By the end of 2025, a total of 3,890,216 participants were saving and investing with pension companies, which together managed assets of CZK 659.715bn.
This marked an increase of CZK 54.71bn from the end of 2024, underscoring sustained asset growth throughout the year.
Supplementary pension savings (DPS), the newer defined contribution (DC) element of the third pillar, continued to drive much of this expansion.
At the end of the fourth quarter, 2,179,237 participants were invested in participant funds, with total managed assets reaching CZK 310.666bn.
Of these, 776,927 members received employer contributions, with an average monthly employer payment of CZK 1,334.
APS president, Radek Moc, said participants in supplementary pension savings had CZK 82bn more in their pension accounts year-on-year.

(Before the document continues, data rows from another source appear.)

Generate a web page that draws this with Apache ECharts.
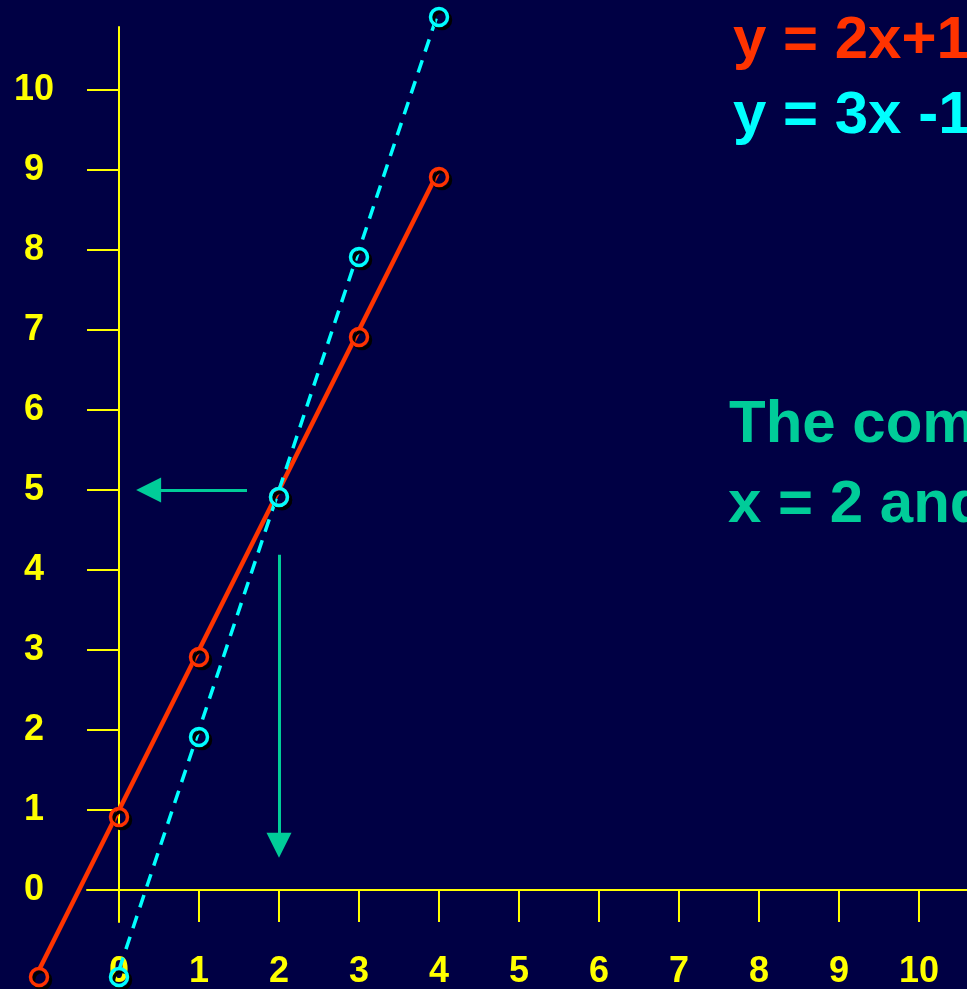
<!DOCTYPE html>
<html>
<head>
<meta charset="utf-8">
<title>y = 2x+1 and y = 3x-1</title>
<script src="https://cdn.jsdelivr.net/npm/echarts@6/dist/echarts.min.js"></script>
<style>
  html, body { margin: 0; padding: 0; background: #000044; }
  #chart { width: 967px; height: 989px; }
</style>
</head>
<body>
<div id="chart"></div>
<script>
// tick values on both axes
var xTicks = [0, 1, 2, 3, 4, 5, 6, 7, 8, 9, 10];
var yTicks = [0, 1, 2, 3, 4, 5, 6, 7, 8, 9, 10];

// y = 2x + 1
var redX = [-1, 0, 1, 2, 3, 4];
var redY = [-1, 1, 3, 5, 7, 9];
// y = 3x - 1
var cyanX = [0, 1, 2, 3, 4];
var cyanY = [-1, 2, 5, 8, 11];

// arrows: [fromX, fromY, toX, toY]
var arrowToY = [1.6, 5, 0.37, 5];
var arrowToX = [2, 4.19, 2, 0.56];

var eqRed = 'y = 2x+1';
var eqCyan = 'y = 3x -1';
var note1 = 'The common solution is';
var note2 = 'x = 2 and y = 5';

var YELLOW = '#ffff00', RED = '#ff3300', CYAN = '#00ffff', TEAL = '#00cc99';
var FONT = '"Liberation Sans", Arial, sans-serif';
var UNIT = 80; // px per unit, both axes

function pairs(xs, ys) {
    return xs.map(function (x, i) { return [x, ys[i]]; });
}

var chart = echarts.init(document.getElementById('chart'));

var axisLabel = {
    color: YELLOW,
    fontSize: 36,
    fontWeight: 'bold',
    fontFamily: FONT,
    textShadowColor: '#000000',
    textShadowOffsetX: 2,
    textShadowOffsetY: 2
};

function txt(text, x, y, color) {
    return {
        type: 'text',
        left: x,
        top: y,
        silent: true,
        style: {
            text: text,
            fill: color,
            font: 'bold 60px ' + FONT,
            textShadowColor: '#000000',
            textShadowOffsetX: 3,
            textShadowOffsetY: 3
        }
    };
}

var markerStyle = {
    color: 'transparent',
    borderWidth: 3.5,
    shadowColor: '#000000',
    shadowOffsetX: 3,
    shadowOffsetY: 3
};

var hidden = {
    type: 'value',
    show: false,
    splitLine: { show: false }
};

chart.setOption({
    backgroundColor: '#000044',
    animation: false,
    grid: [
        // visible axes
        { left: 87, top: 27, width: 11.4 * UNIT, height: 895, containLabel: false, outerBoundsMode: 'none' },
        // wider plotting area, same scale, so the lines are never clipped
        { left: 119 - 1.5 * UNIT, top: 890 - 11.5 * UNIT, width: 12.5 * UNIT, height: 13 * UNIT,
          containLabel: false, outerBoundsMode: 'none' }
    ],
    xAxis: [
        {
            type: 'value',
            gridIndex: 0,
            min: -0.4,
            max: 11,
            splitLine: { show: false },
            axisLine: { onZero: true, lineStyle: { color: YELLOW, width: 2 } },
            axisTick: { customValues: xTicks, length: 32, lineStyle: { color: YELLOW, width: 2 } },
            axisLabel: Object.assign({ customValues: xTicks, margin: 50, verticalAlign: 'middle' }, axisLabel)
        },
        Object.assign({ gridIndex: 1, min: -1.5, max: 11 }, hidden)
    ],
    yAxis: [
        {
            type: 'value',
            gridIndex: 0,
            min: -0.4,
            max: 10.7875,
            splitLine: { show: false },
            axisLine: { onZero: true, lineStyle: { color: YELLOW, width: 2 } },
            axisTick: { customValues: yTicks.slice(1), length: 32, lineStyle: { color: YELLOW, width: 2 } },
            axisLabel: Object.assign({ customValues: yTicks, margin: 53, align: 'center' }, axisLabel)
        },
        Object.assign({ gridIndex: 1, min: -1.5, max: 11.5 }, hidden)
    ],
    series: [
        {
            type: 'line',
            xAxisIndex: 1,
            yAxisIndex: 1,
            data: pairs(redX, redY),
            clip: false,
            silent: true,
            symbol: 'circle',
            symbolSize: 17,
            symbolOffset: [0, 7],
            lineStyle: { color: RED, width: 4.5 },
            itemStyle: Object.assign({ borderColor: RED }, markerStyle),
            z: 3,
            markLine: {
                silent: true,
                symbol: ['none', 'triangle'],
                symbolSize: [25, 25],
                label: { show: false },
                lineStyle: { color: TEAL, width: 3, type: 'solid' },
                data: [
                    [{ coord: arrowToY.slice(0, 2) }, { coord: arrowToY.slice(2) }],
                    [{ coord: arrowToX.slice(0, 2) }, { coord: arrowToX.slice(2) }]
                ]
            }
        },
        {
            type: 'line',
            xAxisIndex: 1,
            yAxisIndex: 1,
            data: pairs(cyanX, cyanY),
            clip: false,
            silent: true,
            symbol: 'circle',
            symbolSize: 17,
            symbolOffset: [0, 7],
            lineStyle: { color: CYAN, width: 3.5, type: [13, 9] },
            itemStyle: Object.assign({ borderColor: CYAN }, markerStyle),
            z: 4
        }
    ],
    graphic: [
        txt(eqRed, 733, 11, RED),
        txt(eqCyan, 733, 86, CYAN),
        txt(note1, 729, 395, TEAL),
        txt(note2, 728, 475, TEAL)
    ]
});
</script>
</body>
</html>
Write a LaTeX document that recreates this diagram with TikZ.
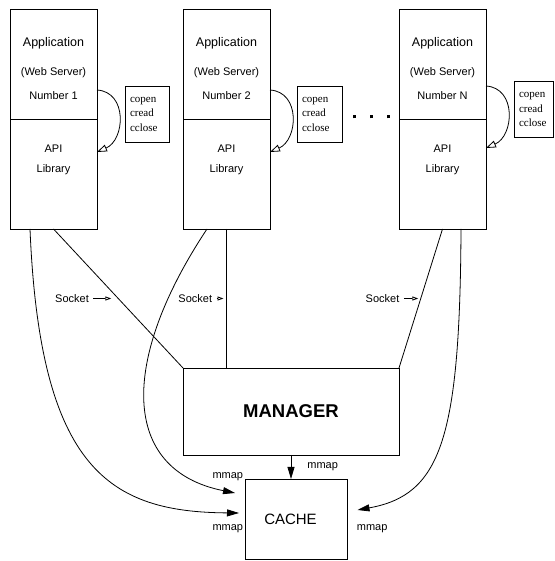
\documentclass[tikz,border=0pt]{standalone}
\usepackage{fontspec}
\setmainfont{Liberation Sans}
\newfontfamily\callfont{Liberation Serif}
\usetikzlibrary{positioning,arrows.meta}

\begin{document}
\begin{tikzpicture}[
    x=1pt, y=1pt,
    font=\fontsize{11}{13}\selectfont,
    line width=0.8pt,
    appbox/.style={
        draw,
        minimum width=87pt,
        minimum height=110pt,
        inner sep=0pt,
        outer sep=0pt
    },
    apptext/.style={align=center, inner sep=0pt},
    callbox/.style={
        draw,
        minimum height=56pt,
        inner sep=5pt,
        outer sep=0pt,
        align=left,
        font=\callfont\fontsize{11}{14.5}\selectfont
    },
    mgrbox/.style={
        draw,
        minimum width=216pt,
        minimum height=87pt,
        outer sep=0pt,
        font=\fontsize{18.5}{22}\selectfont\bfseries
    },
    cachebox/.style={
        draw,
        minimum width=102pt,
        minimum height=80pt,
        outer sep=0pt,
        font=\fontsize{15}{18}\selectfont
    },
    link/.style={line width=0.8pt},
    callarrow/.style={-{Triangle[open, length=10pt, width=7pt]}},
    sockarrow/.style={-{Triangle[open, length=6pt, width=4pt]}},
    maparrow/.style={-{Triangle[length=12pt, width=7pt]}},
    note/.style={inner sep=1pt}
]
\useasboundingbox (0,0) rectangle (554,561);

% the application processes, upper part and library part
\node[appbox, anchor=north west] (app1) at (10,552) {};
\node[appbox, right=86pt of app1] (app2) {};
\node[appbox, right=129pt of app2] (appN) {};

\node[appbox, below=0pt of app1] (lib1) {};
\node[appbox, below=0pt of app2] (lib2) {};
\node[appbox, below=0pt of appN] (libN) {};

% base of a multi-line node is its last line
\node[apptext, anchor=base] (app1txt) at ([yshift=-91pt]app1.north)
    {{\fontsize{12.5}{15}\selectfont Application}\\[16pt](Web Server)\\[11pt]Number 1};
\node[apptext, anchor=base] (app2txt) at ([yshift=-91pt]app2.north)
    {{\fontsize{12.5}{15}\selectfont Application}\\[16pt](Web Server)\\[11pt]Number 2};
\node[apptext, anchor=base] (appNtxt) at ([yshift=-91pt]appN.north)
    {{\fontsize{12.5}{15}\selectfont Application}\\[16pt](Web Server)\\[11pt]Number N};

\node[apptext, anchor=base] (lib1txt) at ([yshift=-54pt]lib1.north) {API\\[7pt]Library};
\node[apptext, anchor=base] (lib2txt) at ([yshift=-54pt]lib2.north) {API\\[7pt]Library};
\node[apptext, anchor=base] (libNtxt) at ([yshift=-54pt]libN.north) {API\\[7pt]Library};

% calls handed to the library
\node[callbox, text width=34pt, right=28pt of app1.south east, yshift=5pt] (calls1)
    {copen\\cread\\cclose};
\node[callbox, text width=35pt, right=27pt of app2.south east, yshift=5pt] (calls2)
    {copen\\cread\\cclose};
\node[callbox, text width=29pt, right=28pt of appN.south east, yshift=9.5pt] (callsN)
    {copen\\cread\\cclose};

\draw[callarrow] ([yshift=-26pt]app1.east) .. controls +(31,-2) and +(28,12) .. ([yshift=22pt]lib1.east);
\draw[callarrow] ([yshift=-26pt]app2.east) .. controls +(31,-2) and +(28,12) .. ([yshift=22pt]lib2.east);
\draw[callarrow] ([yshift=-22pt]appN.east) .. controls +(31,-2) and +(28,12) .. ([yshift=26pt]libN.east);

\node[inner sep=0pt, left=8.5pt of appN.south west, yshift=2pt] (dots)
    {\rule{3pt}{3pt}\hspace{14pt}\rule{3pt}{3pt}\hspace{14pt}\rule{3pt}{3pt}};

% manager and cache
\node[mgrbox, anchor=north west] (mgr) at ([yshift=-139pt]lib2.south west) {MANAGER};
\node[cachebox, anchor=north west] (cache) at ([xshift=62.5pt, yshift=-24pt]mgr.south west)
    {CACHE\hspace*{12pt}};

% socket connections
\draw[link] (lib1.south) -- coordinate (s1) (mgr.north west);
\draw[link] (lib2.south) -- coordinate (s2) (lib2.south |- mgr.north);
\draw[link] (libN.south) -- coordinate (s3) (mgr.north east);

\node[note, anchor=east] (sock1) at ([xshift=-28pt]s1) {Socket};
\node[note, anchor=east] (sock2) at ([xshift=-13pt]s2) {Socket};
\node[note, anchor=east] (sock3) at ([xshift=-20pt]s3) {Socket};
\draw[sockarrow] ([xshift=3pt]sock1.east) -- ([xshift=-7pt]s1);
\draw[sockarrow] ([xshift=3pt]sock2.east) -- ([xshift=-3pt]s2);
\draw[sockarrow] ([xshift=3pt]sock3.east) -- ([xshift=-2.5pt]s3);

% shared memory mappings
\draw[maparrow] (mgr.south) -- (mgr.south |- cache.north)
    node[note, midway, right=15pt] (mm0) {mmap};
\draw[maparrow] ([xshift=20pt]lib1.south west) .. controls +(10,-241) and +(-129,1) ..
    ([xshift=-6.5pt, yshift=6pt]cache.west);
\draw[maparrow] ([xshift=24pt]lib2.south west) .. controls +(-87,-131) and +(-115,23) ..
    ([xshift=-10.5pt, yshift=-14pt]cache.north west);
\draw[maparrow] ([xshift=-25pt]libN.south east) .. controls +(-1,-211) and +(83,15) ..
    ([xshift=10pt, yshift=9pt]cache.east);

\node[note, anchor=east] (mm1) at ([xshift=-1pt, yshift=-10pt]cache.west) {mmap};
\node[note, anchor=east] (mm2) at ([xshift=-1pt, yshift=2pt]cache.north west) {mmap};
\node[note, anchor=west] (mm3) at ([xshift=8pt, yshift=-10pt]cache.east) {mmap};

\end{tikzpicture}
\end{document}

He noted that dynamic funds, particularly equity strategies within the new pension system, once again delivered double-digit returns in 2025, contributing to asset growth.
The data also showed continued use of pre-retirement pensions.
At the end of the fourth quarter, 7,183 individuals were receiving a pre-retirement payment, with an average monthly benefit of CZK 16,384.
Meanwhile, the legacy pension insurance segment – transformed funds with state contributions – remained significant in scale.
Indeed, at year-end, 1,710,979 active participants were invested in transformed funds, with assets totalling CZK 349.049bn.
Employer support remained material in this segment, with 530,552 members receiving employer contributions averaging CZK 1,225 per month.